▶ **EXERCISE DESCRIPTION**:
Repeat verbatim, and only, the lines of the data below, beginning at the line that contains "Output the LaTeX" and stopping after the line that contains "minimum width=395pt, minimum".

▶ **RECORDS SUPPLIED**:

· · · · ·

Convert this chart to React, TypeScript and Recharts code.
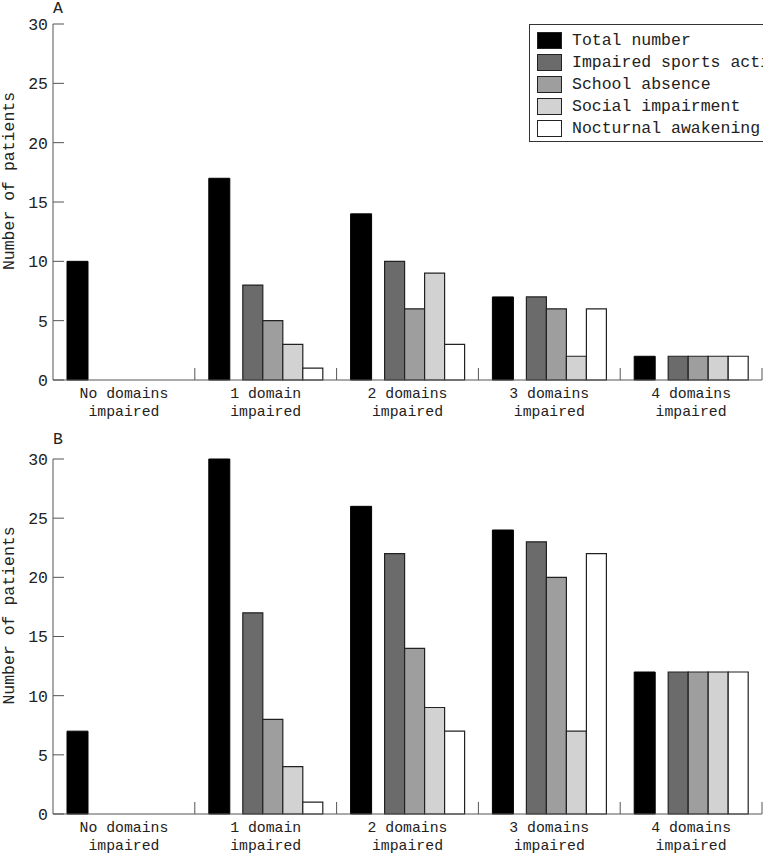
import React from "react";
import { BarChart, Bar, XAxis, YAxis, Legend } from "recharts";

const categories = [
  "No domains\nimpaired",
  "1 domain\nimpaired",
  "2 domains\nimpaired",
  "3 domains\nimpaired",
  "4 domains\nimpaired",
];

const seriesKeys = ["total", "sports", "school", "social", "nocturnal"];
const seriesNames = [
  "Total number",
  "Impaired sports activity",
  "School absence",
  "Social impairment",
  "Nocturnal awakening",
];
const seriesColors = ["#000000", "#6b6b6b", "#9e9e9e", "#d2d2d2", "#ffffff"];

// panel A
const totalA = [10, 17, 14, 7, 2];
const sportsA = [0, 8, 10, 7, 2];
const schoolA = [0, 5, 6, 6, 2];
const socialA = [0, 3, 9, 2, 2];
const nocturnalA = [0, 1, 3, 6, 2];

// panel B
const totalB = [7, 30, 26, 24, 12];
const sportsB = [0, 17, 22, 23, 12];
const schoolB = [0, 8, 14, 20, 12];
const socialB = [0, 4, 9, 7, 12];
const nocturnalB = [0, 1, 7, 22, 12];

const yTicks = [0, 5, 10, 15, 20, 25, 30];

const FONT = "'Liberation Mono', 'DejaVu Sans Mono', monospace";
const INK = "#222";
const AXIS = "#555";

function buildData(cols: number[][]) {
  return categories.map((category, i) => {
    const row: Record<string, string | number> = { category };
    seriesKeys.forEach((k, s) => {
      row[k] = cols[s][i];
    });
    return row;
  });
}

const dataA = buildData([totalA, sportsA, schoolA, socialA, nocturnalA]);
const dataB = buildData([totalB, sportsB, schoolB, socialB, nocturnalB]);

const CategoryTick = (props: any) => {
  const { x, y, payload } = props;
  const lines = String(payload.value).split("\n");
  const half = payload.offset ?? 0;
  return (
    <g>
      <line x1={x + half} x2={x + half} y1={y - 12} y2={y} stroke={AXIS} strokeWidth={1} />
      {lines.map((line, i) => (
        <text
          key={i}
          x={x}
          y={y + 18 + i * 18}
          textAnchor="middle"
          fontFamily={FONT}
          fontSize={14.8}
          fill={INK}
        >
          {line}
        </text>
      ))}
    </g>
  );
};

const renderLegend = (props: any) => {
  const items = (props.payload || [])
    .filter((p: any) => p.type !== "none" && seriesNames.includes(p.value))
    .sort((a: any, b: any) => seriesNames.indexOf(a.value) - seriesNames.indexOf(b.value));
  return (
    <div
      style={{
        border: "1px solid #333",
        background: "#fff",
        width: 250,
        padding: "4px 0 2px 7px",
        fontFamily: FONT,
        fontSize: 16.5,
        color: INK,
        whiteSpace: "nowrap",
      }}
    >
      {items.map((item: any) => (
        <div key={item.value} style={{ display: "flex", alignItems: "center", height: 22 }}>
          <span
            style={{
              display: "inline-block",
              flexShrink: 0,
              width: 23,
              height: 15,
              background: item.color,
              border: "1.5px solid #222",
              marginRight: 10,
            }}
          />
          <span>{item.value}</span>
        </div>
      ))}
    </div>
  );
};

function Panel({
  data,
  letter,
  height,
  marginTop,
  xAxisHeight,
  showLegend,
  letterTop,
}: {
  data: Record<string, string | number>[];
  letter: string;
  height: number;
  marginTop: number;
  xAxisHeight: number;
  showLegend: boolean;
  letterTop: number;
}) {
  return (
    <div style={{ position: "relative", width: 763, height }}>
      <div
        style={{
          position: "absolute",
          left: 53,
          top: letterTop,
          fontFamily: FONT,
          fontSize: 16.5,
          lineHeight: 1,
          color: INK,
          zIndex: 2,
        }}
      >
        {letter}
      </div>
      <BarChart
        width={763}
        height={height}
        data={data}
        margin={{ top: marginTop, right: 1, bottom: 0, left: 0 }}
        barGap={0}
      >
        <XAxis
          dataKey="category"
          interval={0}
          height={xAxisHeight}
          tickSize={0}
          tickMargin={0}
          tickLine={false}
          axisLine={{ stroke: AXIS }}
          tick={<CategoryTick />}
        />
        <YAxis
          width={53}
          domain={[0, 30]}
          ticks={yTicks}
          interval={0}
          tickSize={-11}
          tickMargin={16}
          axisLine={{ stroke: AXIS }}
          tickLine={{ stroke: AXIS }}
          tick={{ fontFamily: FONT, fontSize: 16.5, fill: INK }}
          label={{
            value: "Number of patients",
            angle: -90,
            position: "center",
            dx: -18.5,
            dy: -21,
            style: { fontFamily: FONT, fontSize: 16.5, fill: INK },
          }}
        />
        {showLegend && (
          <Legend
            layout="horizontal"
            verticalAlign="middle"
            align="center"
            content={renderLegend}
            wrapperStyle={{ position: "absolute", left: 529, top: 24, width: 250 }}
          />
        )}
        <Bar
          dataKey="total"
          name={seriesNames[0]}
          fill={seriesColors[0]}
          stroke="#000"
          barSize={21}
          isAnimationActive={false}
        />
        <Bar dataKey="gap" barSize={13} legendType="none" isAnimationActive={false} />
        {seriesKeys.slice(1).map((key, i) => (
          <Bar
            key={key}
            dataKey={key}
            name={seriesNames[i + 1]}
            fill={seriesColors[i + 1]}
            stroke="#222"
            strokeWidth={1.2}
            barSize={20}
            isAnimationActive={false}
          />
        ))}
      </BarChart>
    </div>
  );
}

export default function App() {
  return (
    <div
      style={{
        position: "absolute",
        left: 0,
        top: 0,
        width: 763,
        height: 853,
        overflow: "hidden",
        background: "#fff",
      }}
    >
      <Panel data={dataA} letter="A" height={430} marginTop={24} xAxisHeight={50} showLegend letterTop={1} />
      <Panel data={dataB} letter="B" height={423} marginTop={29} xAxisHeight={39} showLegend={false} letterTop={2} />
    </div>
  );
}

· · · · ·

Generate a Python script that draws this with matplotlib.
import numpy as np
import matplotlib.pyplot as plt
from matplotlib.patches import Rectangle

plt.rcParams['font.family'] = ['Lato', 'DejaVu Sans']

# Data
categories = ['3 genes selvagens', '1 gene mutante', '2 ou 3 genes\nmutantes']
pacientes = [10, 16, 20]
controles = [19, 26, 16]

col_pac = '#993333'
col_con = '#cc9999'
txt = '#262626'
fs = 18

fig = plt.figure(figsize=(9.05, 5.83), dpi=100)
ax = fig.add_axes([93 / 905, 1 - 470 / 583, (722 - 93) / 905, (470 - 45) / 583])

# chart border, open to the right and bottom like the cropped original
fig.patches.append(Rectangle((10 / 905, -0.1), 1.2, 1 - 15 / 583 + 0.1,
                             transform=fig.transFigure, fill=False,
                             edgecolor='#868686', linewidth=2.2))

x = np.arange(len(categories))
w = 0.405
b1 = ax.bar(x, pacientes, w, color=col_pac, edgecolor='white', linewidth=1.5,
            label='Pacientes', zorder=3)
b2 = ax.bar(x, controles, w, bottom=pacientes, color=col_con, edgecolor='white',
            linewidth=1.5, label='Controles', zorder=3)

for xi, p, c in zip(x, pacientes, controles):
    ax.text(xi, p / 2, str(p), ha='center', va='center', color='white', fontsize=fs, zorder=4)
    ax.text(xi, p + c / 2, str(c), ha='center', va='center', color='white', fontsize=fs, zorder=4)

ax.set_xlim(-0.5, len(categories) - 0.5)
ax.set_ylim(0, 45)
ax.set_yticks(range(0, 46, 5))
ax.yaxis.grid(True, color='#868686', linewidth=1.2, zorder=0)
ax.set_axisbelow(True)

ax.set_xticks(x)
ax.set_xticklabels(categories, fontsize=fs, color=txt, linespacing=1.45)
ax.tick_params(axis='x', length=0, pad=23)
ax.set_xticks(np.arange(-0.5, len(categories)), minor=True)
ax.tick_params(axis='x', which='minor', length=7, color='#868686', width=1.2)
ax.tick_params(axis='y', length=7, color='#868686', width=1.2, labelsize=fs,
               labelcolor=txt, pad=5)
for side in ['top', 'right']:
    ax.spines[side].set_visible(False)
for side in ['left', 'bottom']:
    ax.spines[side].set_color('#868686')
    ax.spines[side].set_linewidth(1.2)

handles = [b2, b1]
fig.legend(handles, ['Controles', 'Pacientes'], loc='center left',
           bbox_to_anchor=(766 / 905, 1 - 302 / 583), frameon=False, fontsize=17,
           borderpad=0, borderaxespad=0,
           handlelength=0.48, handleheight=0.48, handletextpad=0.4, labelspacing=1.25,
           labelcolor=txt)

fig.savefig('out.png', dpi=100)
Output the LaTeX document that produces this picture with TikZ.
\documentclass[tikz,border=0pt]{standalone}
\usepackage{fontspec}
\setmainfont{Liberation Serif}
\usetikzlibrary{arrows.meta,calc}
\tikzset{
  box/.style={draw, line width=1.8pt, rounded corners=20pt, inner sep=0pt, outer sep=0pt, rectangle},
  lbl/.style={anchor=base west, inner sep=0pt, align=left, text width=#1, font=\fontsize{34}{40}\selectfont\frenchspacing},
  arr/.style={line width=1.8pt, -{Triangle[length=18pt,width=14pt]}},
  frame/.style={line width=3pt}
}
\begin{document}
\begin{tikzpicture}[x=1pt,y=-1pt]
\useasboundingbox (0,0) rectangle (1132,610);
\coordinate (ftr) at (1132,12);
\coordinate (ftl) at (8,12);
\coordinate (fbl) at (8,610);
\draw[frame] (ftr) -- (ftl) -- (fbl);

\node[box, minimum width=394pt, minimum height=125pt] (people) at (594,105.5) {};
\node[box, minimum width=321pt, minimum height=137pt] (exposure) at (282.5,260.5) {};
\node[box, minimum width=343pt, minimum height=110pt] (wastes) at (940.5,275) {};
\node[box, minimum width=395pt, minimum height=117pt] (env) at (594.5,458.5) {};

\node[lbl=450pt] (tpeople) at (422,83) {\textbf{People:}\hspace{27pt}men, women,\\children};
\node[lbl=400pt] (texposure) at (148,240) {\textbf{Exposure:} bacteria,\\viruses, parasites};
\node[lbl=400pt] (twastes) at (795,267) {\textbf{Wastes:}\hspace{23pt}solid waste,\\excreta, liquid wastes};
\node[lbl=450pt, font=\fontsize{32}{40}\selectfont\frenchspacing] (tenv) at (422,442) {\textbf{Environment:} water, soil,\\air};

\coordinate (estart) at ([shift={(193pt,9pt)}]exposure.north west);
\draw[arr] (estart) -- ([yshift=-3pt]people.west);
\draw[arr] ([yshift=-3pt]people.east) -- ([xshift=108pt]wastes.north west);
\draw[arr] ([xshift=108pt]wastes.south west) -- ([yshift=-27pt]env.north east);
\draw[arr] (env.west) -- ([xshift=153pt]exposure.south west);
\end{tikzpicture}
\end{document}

· · · · ·

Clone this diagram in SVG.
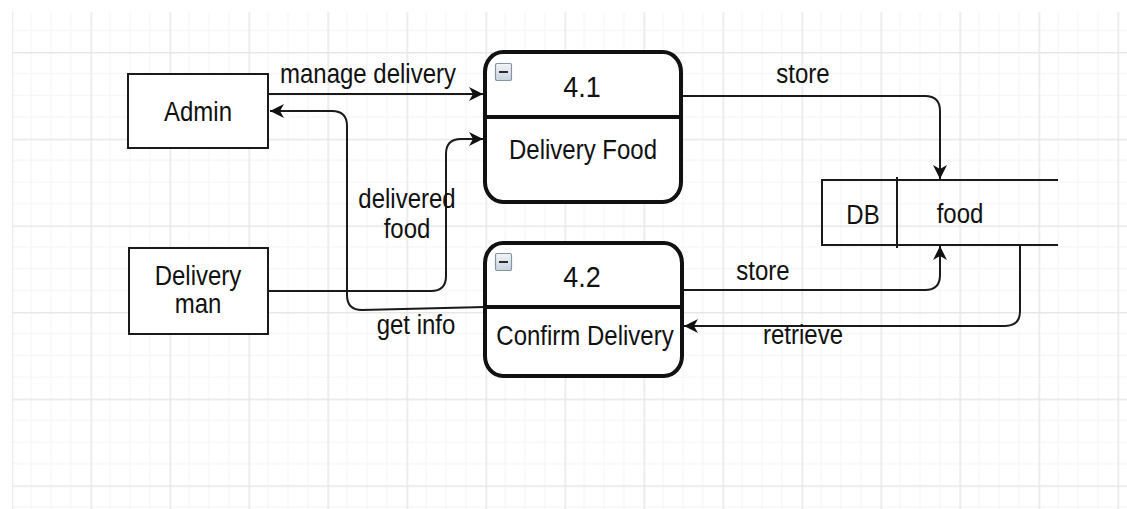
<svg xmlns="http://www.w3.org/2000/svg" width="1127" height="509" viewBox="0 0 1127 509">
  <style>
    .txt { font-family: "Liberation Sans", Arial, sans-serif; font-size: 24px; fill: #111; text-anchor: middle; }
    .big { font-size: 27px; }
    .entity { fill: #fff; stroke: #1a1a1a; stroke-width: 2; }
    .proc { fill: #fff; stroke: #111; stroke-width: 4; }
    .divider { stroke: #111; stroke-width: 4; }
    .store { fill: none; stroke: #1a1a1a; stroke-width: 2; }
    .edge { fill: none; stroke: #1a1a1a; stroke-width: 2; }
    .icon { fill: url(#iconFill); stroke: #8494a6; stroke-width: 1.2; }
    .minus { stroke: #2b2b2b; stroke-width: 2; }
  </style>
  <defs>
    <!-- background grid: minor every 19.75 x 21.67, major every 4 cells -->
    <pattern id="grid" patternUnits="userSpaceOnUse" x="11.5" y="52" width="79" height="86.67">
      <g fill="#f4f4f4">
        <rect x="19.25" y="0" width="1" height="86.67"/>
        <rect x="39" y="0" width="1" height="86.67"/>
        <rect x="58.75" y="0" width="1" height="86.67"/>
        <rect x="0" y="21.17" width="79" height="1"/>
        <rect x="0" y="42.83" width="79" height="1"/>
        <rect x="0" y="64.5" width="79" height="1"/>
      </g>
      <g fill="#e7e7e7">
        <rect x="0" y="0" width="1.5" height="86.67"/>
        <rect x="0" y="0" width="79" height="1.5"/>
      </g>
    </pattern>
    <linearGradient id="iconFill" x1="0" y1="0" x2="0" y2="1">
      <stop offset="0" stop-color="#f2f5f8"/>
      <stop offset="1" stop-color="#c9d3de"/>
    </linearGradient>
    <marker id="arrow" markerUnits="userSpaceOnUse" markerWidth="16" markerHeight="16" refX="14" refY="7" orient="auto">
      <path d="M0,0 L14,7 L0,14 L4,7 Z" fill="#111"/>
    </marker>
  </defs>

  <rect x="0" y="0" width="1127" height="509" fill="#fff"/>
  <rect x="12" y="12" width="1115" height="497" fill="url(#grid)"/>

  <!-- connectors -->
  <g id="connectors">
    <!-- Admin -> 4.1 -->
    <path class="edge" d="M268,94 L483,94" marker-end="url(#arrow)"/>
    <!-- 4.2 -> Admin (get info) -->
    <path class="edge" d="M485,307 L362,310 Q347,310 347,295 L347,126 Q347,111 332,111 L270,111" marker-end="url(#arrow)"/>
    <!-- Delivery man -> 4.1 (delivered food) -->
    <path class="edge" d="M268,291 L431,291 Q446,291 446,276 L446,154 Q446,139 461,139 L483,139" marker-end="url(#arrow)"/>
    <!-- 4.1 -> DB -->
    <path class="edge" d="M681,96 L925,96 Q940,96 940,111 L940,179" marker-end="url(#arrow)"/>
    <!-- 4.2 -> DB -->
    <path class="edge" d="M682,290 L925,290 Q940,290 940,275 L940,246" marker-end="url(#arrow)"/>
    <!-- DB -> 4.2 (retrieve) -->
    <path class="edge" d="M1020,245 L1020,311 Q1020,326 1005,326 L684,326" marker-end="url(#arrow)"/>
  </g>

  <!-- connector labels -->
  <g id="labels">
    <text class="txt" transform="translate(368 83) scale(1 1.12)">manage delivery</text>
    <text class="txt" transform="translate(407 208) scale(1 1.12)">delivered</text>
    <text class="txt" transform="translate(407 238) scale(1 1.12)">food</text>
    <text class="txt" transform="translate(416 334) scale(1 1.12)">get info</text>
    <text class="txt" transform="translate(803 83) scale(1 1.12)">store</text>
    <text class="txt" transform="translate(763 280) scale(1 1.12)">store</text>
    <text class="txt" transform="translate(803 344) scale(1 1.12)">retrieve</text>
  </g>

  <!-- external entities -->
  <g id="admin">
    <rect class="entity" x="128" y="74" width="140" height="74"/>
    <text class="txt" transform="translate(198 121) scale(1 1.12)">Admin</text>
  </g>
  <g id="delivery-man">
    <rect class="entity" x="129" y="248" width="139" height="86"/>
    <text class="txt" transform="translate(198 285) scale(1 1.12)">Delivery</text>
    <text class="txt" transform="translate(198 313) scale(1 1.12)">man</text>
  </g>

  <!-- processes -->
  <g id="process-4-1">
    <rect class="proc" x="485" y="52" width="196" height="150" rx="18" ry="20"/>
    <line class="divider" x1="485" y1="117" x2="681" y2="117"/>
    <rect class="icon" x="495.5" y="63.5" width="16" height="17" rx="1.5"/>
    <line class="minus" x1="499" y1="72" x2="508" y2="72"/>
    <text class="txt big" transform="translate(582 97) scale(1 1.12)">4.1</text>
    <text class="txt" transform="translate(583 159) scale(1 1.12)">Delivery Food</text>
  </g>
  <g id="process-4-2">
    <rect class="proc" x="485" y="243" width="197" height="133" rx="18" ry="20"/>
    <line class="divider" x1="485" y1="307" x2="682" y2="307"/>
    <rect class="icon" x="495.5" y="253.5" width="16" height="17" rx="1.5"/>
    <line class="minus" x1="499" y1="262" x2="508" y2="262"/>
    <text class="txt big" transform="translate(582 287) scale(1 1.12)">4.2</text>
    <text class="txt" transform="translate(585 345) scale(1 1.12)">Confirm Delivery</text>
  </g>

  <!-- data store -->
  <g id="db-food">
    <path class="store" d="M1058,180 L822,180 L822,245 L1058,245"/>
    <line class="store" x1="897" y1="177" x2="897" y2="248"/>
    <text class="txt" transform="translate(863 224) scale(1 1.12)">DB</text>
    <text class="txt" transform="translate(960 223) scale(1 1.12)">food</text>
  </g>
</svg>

· · · · ·

▶ **THE REPLY**:
Output the LaTeX document that produces this picture with TikZ.
\documentclass[tikz,border=0pt]{standalone}
\usepackage{fontspec}
\setmainfont{Liberation Serif}
\usetikzlibrary{arrows.meta,calc}
\tikzset{
  box/.style={draw, line width=1.8pt, rounded corners=20pt, inner sep=0pt, outer sep=0pt, rectangle},
  lbl/.style={anchor=base west, inner sep=0pt, align=left, text width=#1, font=\fontsize{34}{40}\selectfont\frenchspacing},
  arr/.style={line width=1.8pt, -{Triangle[length=18pt,width=14pt]}},
  frame/.style={line width=3pt}
}
\begin{document}
\begin{tikzpicture}[x=1pt,y=-1pt]
\useasboundingbox (0,0) rectangle (1132,610);
\coordinate (ftr) at (1132,12);
\coordinate (ftl) at (8,12);
\coordinate (fbl) at (8,610);
\draw[frame] (ftr) -- (ftl) -- (fbl);

\node[box, minimum width=394pt, minimum height=125pt] (people) at (594,105.5) {};
\node[box, minimum width=321pt, minimum height=137pt] (exposure) at (282.5,260.5) {};
\node[box, minimum width=343pt, minimum height=110pt] (wastes) at (940.5,275) {};
\node[box, minimum width=395pt, minimum height=117pt] (env) at (594.5,458.5) {};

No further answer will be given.